Y eso lo consigue en y con poemas como “Galope muerto”, “Caballo de los sueños”, “Débil del alba”, “Barcarola”, “El sur del océano” y “Walking around”: en ellos, en “Entrada a la madera” y en versos como “medias de seda acariciadas / y senos femeninos que brillan como ojos” está el Neruda marxista y epicúreo, más epicúreo que marxista, que parece Demócrito y Lucrecio a la vez, el Neruda que historiza la naturaleza y que, como Darío, da voz a todo un continente, convirtiendo su lírica en una voz poética transcontinental.

[Doce estampas de Pablo Neruda: el hombre y su leyenda]

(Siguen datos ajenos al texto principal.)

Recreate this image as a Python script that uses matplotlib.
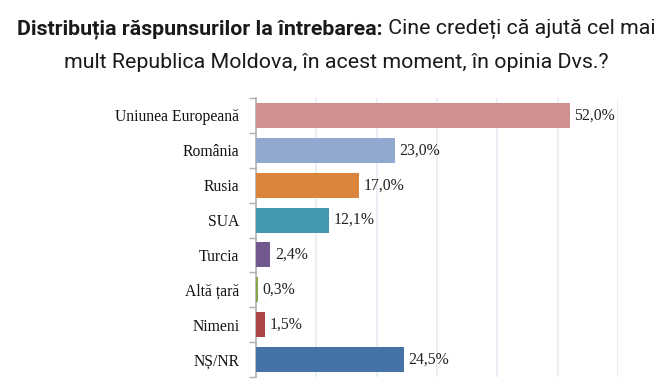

Neruda no es tan intercultural como Borges, ni tan barroco como Lezama, ni tan vanguardista como Huidobro, ni tan lingüísticamente medular como César Vallejo ni tan intelectual como Octavio Paz. No: no lo es, porque el lugar desde el que él habla es otro: es el de un nombre al que transfirió su propio yo.

Llamarse de otro modo –no Nefatlí Reyes sino Pablo Neruda– es ser otro. Y Neruda el poeta lo fue: “Si ustedes me preguntan qué es mi poesía debo decirles: no sé. Pero si interrogan a mi poesía, ella les dirá quién soy yo”–dijo en una conferencia pronunciada en 1943. Y ese yo de Neruda – al fin y al cabo también él un heterónimo como los de Machado o Pessoa– es el que nos lo hace más inmediato y próximo, porque el suyo es un yo poético, un yo lírico, un yo contemporáneo, un yo fundacional.